Even back in my Navy days, with my “Death Before Re-enlistment” coffee mug and 20-something know-it-all-attitude, few would have guessed that I silently harbored a sense of pride in serving as well as a deep respect for my fellow ship- and shore-mates. Some served with distinction, some were losers and others, such as myself, were somewhere in-between. We all sacrificed our personal freedoms to protect the freedoms of others, so I always gave at least a little credit to those who served.
I have many memories from my Navy days, but the one that stands out among all others was the time I served as a pall-bearer for a serviceman who returned home after being MIA for many years.

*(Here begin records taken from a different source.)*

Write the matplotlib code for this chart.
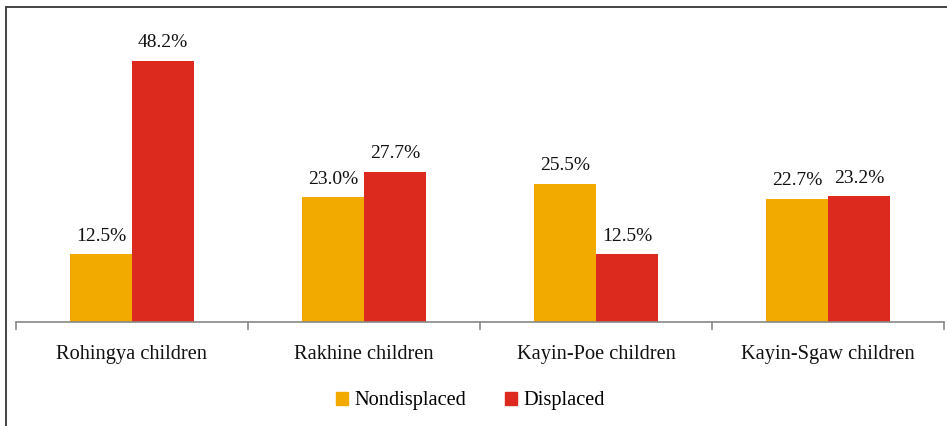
import matplotlib.pyplot as plt
import numpy as np
from matplotlib.lines import Line2D
from matplotlib.patches import Patch

# Дані
categories = ['Rohingya children', 'Rakhine children', 'Kayin-Poe children', 'Kayin-Sgaw children']
nondisplaced = [12.5, 23.0, 25.5, 22.7]
displaced = [48.2, 27.7, 12.5, 23.2]
series_names = ['Nondisplaced', 'Displaced']

orange = '#F2A900'
red = '#DC2A1F'

plt.rcParams['font.family'] = ['Liberation Serif', 'DejaVu Serif']

W, H = 947, 426
fig = plt.figure(figsize=(W / 100, H / 100), dpi=100)
# вісь: x від 16 до 944 px, базова лінія на y=322 px
ax = fig.add_axes([16 / W, (H - 322) / H, (944 - 16) / W, (322 - 24) / H])

x = np.arange(len(categories))
w = 0.267
b1 = ax.bar(x - w / 2, nondisplaced, w, color=orange)
b2 = ax.bar(x + w / 2, displaced, w, color=red)

for bars, vals in [(b1, nondisplaced), (b2, displaced)]:
    for r, v in zip(bars, vals):
        ax.annotate(f'{v:.1f}%', (r.get_x() + r.get_width() / 2, v),
                    xytext=(0, 7), textcoords='offset points',
                    ha='center', va='bottom', fontsize=14, color='#111111')

ax.set_xlim(-0.5, len(categories) - 0.5)
ax.set_ylim(0, 298 / 5.415)
for s in ['top', 'right', 'left']:
    ax.spines[s].set_visible(False)
ax.spines['bottom'].set_color('#888888')
ax.spines['bottom'].set_linewidth(1.2)
ax.set_yticks([])
ax.set_xticks(np.arange(len(categories) + 1) - 0.5)
ax.set_xticklabels([])
ax.tick_params(axis='x', length=6, width=1.2, color='#888888')
ax.set_xticks(x, minor=True)
ax.set_xticklabels(categories, minor=True, fontsize=14.7, color='#111111')
ax.tick_params(axis='x', which='minor', length=0, pad=16.5)

handles = [Patch(color=orange), Patch(color=red)]
fig.legend(handles, series_names, loc='center', bbox_to_anchor=(470 / W, (H - 401) / H),
           ncol=2, frameon=False, fontsize=14.7, handlelength=0.6, handleheight=0.6,
           handletextpad=0.3, columnspacing=1.9)

# рамка
fig.add_artist(Line2D([6 / W, 6 / W], [0, 1 - 7 / H], color='#222222', lw=1.2))
fig.add_artist(Line2D([6 / W, 1], [1 - 7 / H, 1 - 7 / H], color='#444444', lw=1.4))

fig.savefig('out.png', dpi=100)
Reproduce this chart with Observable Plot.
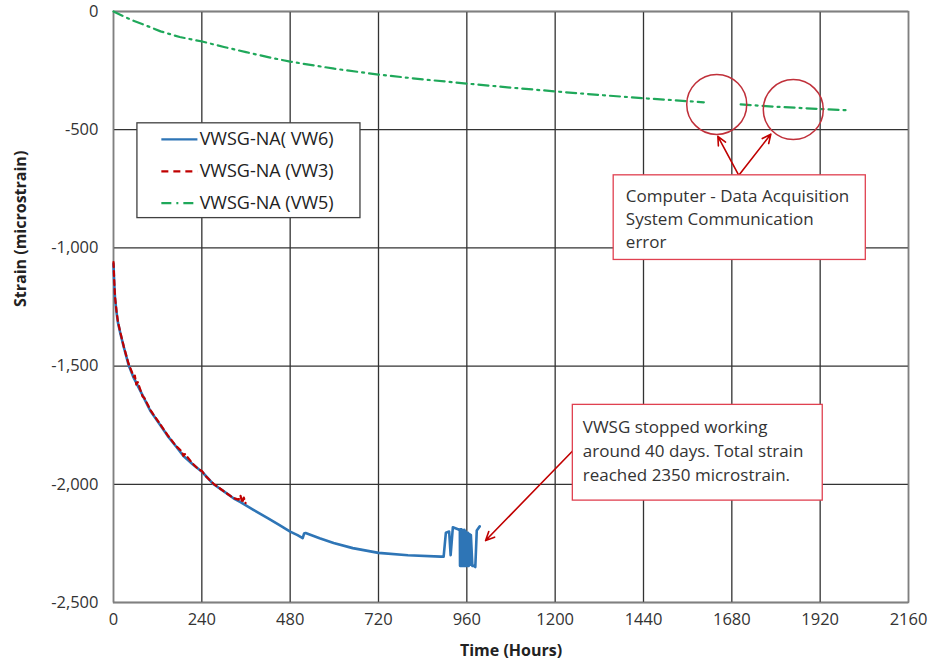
<!DOCTYPE html>
<html>
<head>
<meta charset="utf-8">
<script src="https://cdn.jsdelivr.net/npm/d3@7"></script>
<script src="https://cdn.jsdelivr.net/npm/@observablehq/plot@0.6"></script>
<style>
  html, body { margin: 0; padding: 0; background: #fff; }
  #chart { width: 930px; height: 667px; }
  svg { font-family: "Open Sans", sans-serif; overflow: visible; }
</style>
</head>
<body>
<div id="chart"></div>
<script>
// ---- Data ----
const xTicks = [0, 240, 480, 720, 960, 1200, 1440, 1680, 1920, 2160];
const yTicks = [0, -500, -1000, -1500, -2000, -2500];

const seriesNames = ["VWSG-NA( VW6)", "VWSG-NA (VW3)", "VWSG-NA (VW5)"];

// VW6 (blue, solid)
const vw6Hours = [0, 2, 4, 8, 12, 19, 28, 41, 55, 73, 100, 125, 147, 170, 190, 215, 241, 272, 300, 326, 345, 380, 419, 450, 480, 500, 514, 518, 522, 560, 598, 650, 720, 800, 889, 897, 903, 912, 916, 922, 936, 941, 941.5, 942, 942.5, 943, 943.5, 944, 944.5, 945, 945.5, 946, 946.5, 947, 947.5, 948, 948.5, 949, 949.5, 950, 950.5, 951, 951.5, 952, 952.5, 953, 953.5, 954, 954.5, 955, 955.5, 956, 956.5, 957, 957.5, 958, 958.5, 959, 960, 961, 962, 963, 965, 967, 969, 971, 975, 979, 983, 987, 995];
const vw6Strain = [-1068, -1150, -1210, -1270, -1315, -1364, -1420, -1495, -1550, -1605, -1689, -1745, -1795, -1840, -1880, -1915, -1948, -2000, -2030, -2059, -2075, -2108, -2143, -2172, -2200, -2215, -2228, -2208, -2206, -2228, -2248, -2270, -2290, -2300, -2306, -2306, -2205, -2200, -2300, -2182, -2190, -2195, -2345, -2190, -2345, -2190, -2345, -2192, -2345, -2190, -2345, -2195, -2345, -2192, -2345, -2195, -2345, -2198, -2345, -2200, -2345, -2200, -2345, -2195, -2345, -2192, -2345, -2195, -2345, -2198, -2345, -2200, -2345, -2200, -2345, -2205, -2345, -2205, -2340, -2210, -2345, -2205, -2345, -2210, -2340, -2215, -2345, -2345, -2350, -2195, -2178, -2175];

// VW3 (red, dashed)
const vw3Hours = [0, 2, 4, 8, 12, 19, 28, 41, 55, 58, 62, 66, 73, 79, 84, 100, 125, 147, 170, 186, 190, 194, 215, 230, 241, 250, 272, 300, 326, 340, 345, 350, 354, 359];
const vw3Strain = [-1060, -1140, -1205, -1265, -1312, -1360, -1418, -1490, -1545, -1540, -1578, -1568, -1600, -1628, -1635, -1685, -1742, -1792, -1838, -1862, -1880, -1872, -1912, -1935, -1945, -1965, -1998, -2030, -2058, -2065, -2048, -2078, -2056, -2080];

// VW5 (green, dash-dot) -- null marks the communication gap
const vw5Hours = [0, 24, 54, 96, 128, 180, 241, 300, 360, 420, 480, 600, 720, 840, 960, 1080, 1200, 1320, 1440, 1520, 1604, 1650, 1704, 1800, 1916, 1998];
const vw5Strain = [0, -18, -39, -64, -84, -108, -127, -150, -172, -193, -212, -242, -267, -287, -305, -322, -338, -353, -367, -375, -384, null, -393, -403, -412, -418];

// ---- Build tables ----
const vw6 = vw6Hours.map((h, i) => ({h, s: vw6Strain[i]}));
const vw3 = vw3Hours.map((h, i) => ({h, s: vw3Strain[i]}));
const vw5 = vw5Hours.map((h, i) => ({h, s: vw5Strain[i]}));

const blue = "#2E75B6", red = "#C00000", green = "#1FA85A";
const annRed = "#C0303A";
const dashRed = "5,4", dashGreen = "10,5,2,5";

// Annotation geometry in data units
const legendBox = [{x1: 65, x2: 671, y1: -473, y2: -874}];
const legendY = [-541, -676, -811];
const legendRows = seriesNames.map((name, i) => ({name, y: legendY[i]}));
const circles = [{h: 1639, s: -393}, {h: 1847, s: -415}];
const box1 = [{x1: 1359, x2: 2044, y1: -693, y2: -1051}];
const box2 = [{x1: 1248, x2: 1927, y1: -1664, y2: -2069}];
const arrows = [
  {x1: 1699, y1: -693, x2: 1642, y2: -528},
  {x1: 1699, y1: -693, x2: 1786, y2: -519},
  {x1: 1248, y1: -1858, x2: 1011, y2: -2238}
];
const box1Text = "Computer - Data Acquisition\nSystem Communication\nerror";
const box2Text = "VWSG stopped working\naround 40 days. Total strain\nreached 2350 microstrain.";

const fmt = d => d.toLocaleString("en-US");

const plot = Plot.plot({
  width: 930,
  height: 667,
  marginLeft: 113,
  marginRight: 22,
  marginTop: 11,
  marginBottom: 65,
  style: {fontFamily: "Open Sans, sans-serif", background: "#fff", overflow: "visible"},
  x: {domain: [0, 2160]},
  y: {domain: [-2500, 0]},
  marks: [
    Plot.gridX(xTicks, {stroke: "#333", strokeOpacity: 1, strokeWidth: 1.3}),
    Plot.gridY(yTicks, {stroke: "#333", strokeOpacity: 1, strokeWidth: 1.3}),
    Plot.frame({stroke: "#808080", strokeWidth: 1.5}),
    Plot.axisX(xTicks, {tickSize: 0, tickPadding: 11, fontSize: 16.5, fill: "#333", tickFormat: d => String(d), label: null}),
    Plot.axisY(yTicks, {tickSize: 0, tickPadding: 15, fontSize: 16.5, fill: "#333", tickFormat: fmt, label: null}),
    Plot.text(["Strain (microstrain)"], {frameAnchor: "left", dx: -93, rotate: -90, fontSize: 16, fontWeight: "bold", fill: "#222"}),
    Plot.text(["Time (Hours)"], {frameAnchor: "bottom", dy: 53, fontSize: 16, fontWeight: "bold", fill: "#222"}),
    // data
    Plot.line(vw5, {x: "h", y: "s", stroke: green, strokeWidth: 2.2, strokeDasharray: dashGreen}),
    Plot.line(vw6, {x: "h", y: "s", stroke: blue, strokeWidth: 2.6}),
    Plot.line(vw3, {x: "h", y: "s", stroke: red, strokeWidth: 2.2, strokeDasharray: dashRed}),
    // legend
    Plot.rect(legendBox, {x1: "x1", x2: "x2", y1: "y1", y2: "y2", fill: "#fff", stroke: "#404040", strokeWidth: 1.3}),
    Plot.link([legendRows[0]], {x1: 130, x2: 228, y1: "y", y2: "y", stroke: blue, strokeWidth: 2.4}),
    Plot.link([legendRows[1]], {x1: 130, x2: 228, y1: "y", y2: "y", stroke: red, strokeWidth: 2.2, strokeDasharray: "7,5"}),
    Plot.link([legendRows[2]], {x1: 130, x2: 228, y1: "y", y2: "y", stroke: green, strokeWidth: 2.2, strokeDasharray: dashGreen}),
    Plot.text(legendRows, {x: 234, y: "y", text: "name", textAnchor: "start", fontSize: 18, fill: "#222"}),
    // annotations
    Plot.dot(circles, {x: "h", y: "s", r: 30, stroke: annRed, strokeWidth: 1.5, fill: "none"}),
    Plot.arrow(arrows, {x1: "x1", y1: "y1", x2: "x2", y2: "y2", stroke: red, strokeWidth: 1.6, headLength: 9, headAngle: 50}),
    Plot.rect(box1, {x1: "x1", x2: "x2", y1: "y1", y2: "y2", fill: "#fff", stroke: "#E04050", strokeWidth: 1.3}),
    Plot.rect(box2, {x1: "x1", x2: "x2", y1: "y1", y2: "y2", fill: "#fff", stroke: "#E04050", strokeWidth: 1.3}),
    Plot.text([box1Text], {x: 1392, y: -735, textAnchor: "start", lineAnchor: "top", lineHeight: 1.36, fontSize: 17, fill: "#333"}),
    Plot.text([box2Text], {x: 1275, y: -1712, textAnchor: "start", lineAnchor: "top", lineHeight: 1.40, fontSize: 17, fill: "#333"})
  ]
});
document.getElementById("chart").appendChild(plot);
</script>
</body>
</html>
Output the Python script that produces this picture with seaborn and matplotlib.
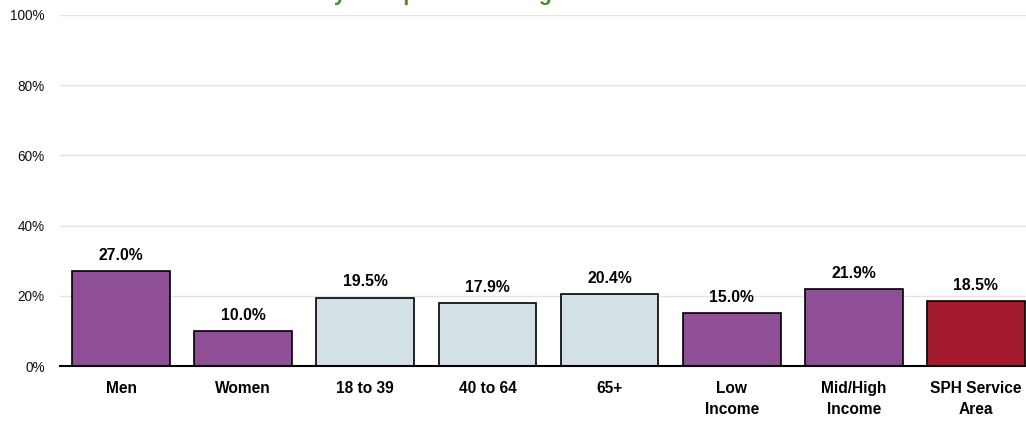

It was sometime in ’89 or ’90 when I was in DS (Data Systems) A-school and a member of the Mare Island Navy Drill Team. We would perform in parades and other events, but there was this one time they solicited volunteers for a type of funeral procession. I had no idea what was involved, but I do recall being driven to volunteer. Like many scenarios since, it was just something I had to do and it didn’t matter if I understood why. So I volunteered.
During our briefing, they told us that there were only a few fragments of bone in the casket, so it would not weigh much. I don’t recall many other details, though I was very focused on what my role was and what was expected of me. I was instructed to dress in my full drill team attire, but I would not be performing with my rifle. My role was simply shouldering the weight of a casket, along with a number of my fellow servicemen from all branches of the military.
The procession began in the back of a military airplane. We simultaneously picked up the casket, turned forward and marched out the back of the plane. I recall making a sharp right-turn, then another. It was after the first right turn, when we were facing the crowd, that I fully understood the gravity of the situation.
I was no longer carrying a box that contained a few bones of a fellow serviceman. I was shouldering the memory of a fallen hero. This was someone who paid the ultimate sacrifice for the good of their country. I had heard that “ultimate sacrifice” phrase before, but it wasn’t until that moment that I truly understood what it meant.
And here was rebellious little me with all my personal issues and attitude, marching toward a large crowd of people who were there to welcome home a fallen hero after many years. I felt wholeheartedly un-worthy at that very moment, and fought hard to keep focused on the task at hand. My feelings at the time were inconsequential. This was his day, and regardless of my worthiness, I was given this honor and was going to complete it in a manner that he deserved.
So I concentrated on keeping in step with the rest of the pall-bearers, with my eyes forward and my moves sharp. I don’t remember much else after that final right-turn when we marched past the family. In my mind it was all about doing right by this fallen hero, and by all accounts we did just that.
To this day I still don’t feel I at all deserved such an honor, but it remains a memory I hold dear and something I’ll forever be glad I participated in.
You don’t have to be a “patriot” to recognize the greatness and sacrifice in others. You just have to acknowledge it.
So on this Memorial Day, to all those who gave the ultimate sacrifice to protect my freedoms as a citizen, I acknowledge you and will forever appreciate what you’ve done.